Bei einer Wurzelkanalbehandlung (Endodontie) wird die Zahnkrone geöffnet, damit der Zahnnerv entfernt und alle vorhandenen, häufig fein verästelten Wurzelkanäle gereinigt werden können. Dieser Vorgang wird Aufbereitung genannt. Dafür hat der Zahnarzt spezielle, sehr feine Instrumente, mit denen er bis in die äußerste Spitze der Wurzel vordringt und sämtliches Gewebe aus den schmalen Gängen entfernen kann. Danach werden die Kanäle desinfiziert und dicht mit einer Wurzelfüllung versehen. Bleiben restliches Gewebe oder Bakterien in der Wurzelspitze zurück, kommt die Entzündung im Zahn nicht zum Stillstand.

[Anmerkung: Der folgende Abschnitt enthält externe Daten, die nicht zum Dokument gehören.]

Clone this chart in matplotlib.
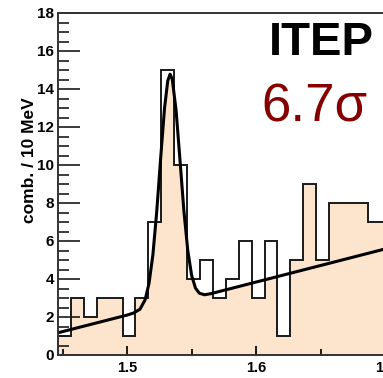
import numpy as np
import matplotlib
matplotlib.use("Agg")
import matplotlib.pyplot as plt
from matplotlib.ticker import MultipleLocator

plt.rcParams['font.family'] = ['Liberation Sans', 'DejaVu Sans']

# histogram: combinations per 10 MeV bin
bin_lo = 1.4465
bin_w = 0.01
counts = [1, 3, 2, 3, 3, 1, 3, 7, 15, 10, 4, 5, 3, 4, 6, 3, 6, 1, 5, 9, 5, 8, 8, 8, 7, 7]

# fit curve
fit_x = [1.4465, 1.500, 1.505, 1.510, 1.514, 1.517, 1.520, 1.523, 1.526, 1.529,
         1.5315, 1.5333, 1.535, 1.538, 1.541, 1.544, 1.547, 1.550, 1.553, 1.556,
         1.560, 1.565, 1.698]
fit_y = [1.17, 2.10, 2.21, 2.41, 2.91, 3.77, 5.28, 7.57, 10.35, 12.99,
         14.43, 14.78, 14.52, 12.85, 10.24, 7.59, 5.51, 4.19, 3.52, 3.25,
         3.17, 3.23, 5.55]

# region where the shading follows the fit instead of the histogram
shade_lo, shade_hi = 1.5165, 1.6265

peach = '#fde4cd'
line_col = '#1a1a1a'

fig = plt.figure(figsize=(3.83, 3.78), dpi=100)
ax = fig.add_axes([58 / 383, 23 / 378, 327.3 / 383, 342 / 378])

edges = bin_lo + bin_w * np.arange(len(counts) + 1)
xs = np.linspace(edges[0], edges[-1], 5000)
idx = np.clip(np.searchsorted(edges, xs, side='right') - 1, 0, len(counts) - 1)
h = np.array(counts, dtype=float)[idx]
c = np.interp(xs, fit_x, fit_y)
mid = (xs >= shade_lo) & (xs < shade_hi)
top = np.where(mid, np.minimum(h, c), h)
ax.fill_between(xs, 0, top, color=peach, lw=0, zorder=1)

ax.stairs(counts, edges, baseline=0, color=line_col, lw=1.4, zorder=2)
ax.plot(fit_x, fit_y, color='black', lw=2.2, zorder=3, solid_joinstyle='round')

ax.set_xlim(1.4465, 1.7)
ax.set_ylim(0, 18)

ax.xaxis.set_major_locator(MultipleLocator(0.1))
ax.xaxis.set_minor_locator(MultipleLocator(0.05))
ax.yaxis.set_major_locator(MultipleLocator(2))
ax.yaxis.set_minor_locator(MultipleLocator(0.5))
ax.xaxis.set_major_formatter(plt.FuncFormatter(lambda v, p: "%.1f" % v))

ax.tick_params(axis='y', which='major', direction='in', length=15.8, width=1.2,
               color=line_col, pad=3, labelsize=11)
ax.tick_params(axis='y', which='minor', direction='in', length=7.9, width=1.2, color=line_col)
ax.tick_params(axis='x', which='major', direction='in', length=6.5, width=1.4,
               color=line_col, pad=4, labelsize=10.5)
ax.tick_params(axis='x', which='minor', direction='in', length=4.5, width=1.4, color=line_col)
for lab in ax.get_xticklabels() + ax.get_yticklabels():
    lab.set_fontweight('bold')

for s in ['left', 'bottom', 'top']:
    ax.spines[s].set_linewidth(1.4)
    ax.spines[s].set_color('#333333')
    ax.spines[s].set_zorder(4)
ax.spines['right'].set_visible(False)

fig.text(29.5 / 383, 1 - 160 / 378, "comb. / 10 MeV", rotation=90, ha='center', va='center',
         fontsize=12.5, fontweight='bold')
fig.text(321.5 / 383, 1 - 55 / 378, "ITEP", ha='center', va='baseline',
         fontsize=34, fontweight='bold', color='black')
fig.text(314.5 / 383, 1 - 122 / 378, "6.7\u03c3", ha='center', va='baseline',
         fontsize=38, color='#850000')

fig.savefig("out.png", dpi=100)
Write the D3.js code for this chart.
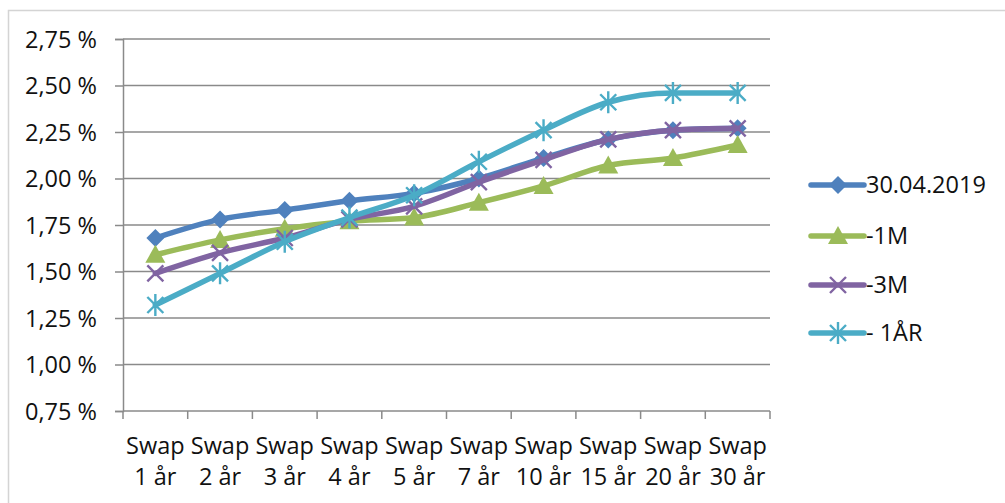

Der Erfolg einer Wurzelkanalbehandlung hängt maßgeblich davon ab, wie gut es gelingt, das erkrankte Gewebe vollständig zu entfernen und alle Hohlräume anschließend bakteriendicht zu verschließen.
Öffnet der Zahnarzt einen obliterierten Zahn, sind die Eingänge der Wurzelkanäle im verkalkten Gewebe kaum oder gar nicht zu erkennen. Ist das der Fall, müssen sie zunächst gesucht werden. Das Auffinden aller vorhandenen Kanäle ist durch die Verengungen und Verkalkungen sehr schwierig. Auch für die kleinsten Größen der Instrumente (0,06 mm Durchmesser) ist es dann fast unmöglich, für die Aufbereitung der Kanäle in die Zahnwurzel einzudringen. Außerdem besteht bei der Suche nach den verborgenen Kanälen die Gefahr, dass die Zahnwurzel versehentlich perforiert wird oder Instrumente im Wurzelkanal abbrechen und eine erneute Entzündung verursachen.
Innovationen bei der Behandlung obliterierter Wurzelkanäle
Es gibt inzwischen neue Hilfsmittel, um den Erfolg einer endodontischen Therapie deutlich zu verbessern. Dazu gehören zum Beispiel dentale Mikroskope, die einen genauen Blick auf die komplexe Wurzelanatomie zulassen, innovative hochflexible Instrumente für die dreidimensionale Reinigung der Kanäle, verbesserte Spüllösungen und neue biokeramische Füllmaterialien.
Guided Endodontics
Dieses neue Verfahren der Endodontie wurde schon mehrfach ausgezeichnet. Eine dreidimensionale Röntgenschichtaufnahme (DVT) wird im Computer mit den Daten eines Intraoralscanners kombiniert. Diese 3D-Daten dienen als Basis für die Planung einer individuellen Bohrschablone aus dem 3D-Drucker. Ähnlich wie in der Implantologie ist mit dieser Schablone eine präzise geführte Bohrung bis das ins apikale Wurzeldrittel für den optimalen Zugang in das Kanalsystem möglich. Selbst im Fall von stark verkalkten Wurzelkanälen kann die Behandlung unter minimalen Verlust von Zahnsubstanz durchgeführt werden. Die manchmal sehr zeitintensive Suche nach den Kanälen bleibt Patienten und Zahnärzten mit Guided Endodontics erspart.
Fazit
Wurzelbehandlungen haben eine hohe Erfolgsquote von rund 90 Prozent, wenn keine Komplikationen die Therapie erschweren. Sind die Kanäle nicht zugänglich, musste ein Zahn früher meistens gezogen werden. Mit neuen Methoden und moderner technischer Ausstattung ist auch bei obliterierten Wurzelkanälen eine erfolgreiche endodontische Behandlung und die Zahnerhaltung möglich.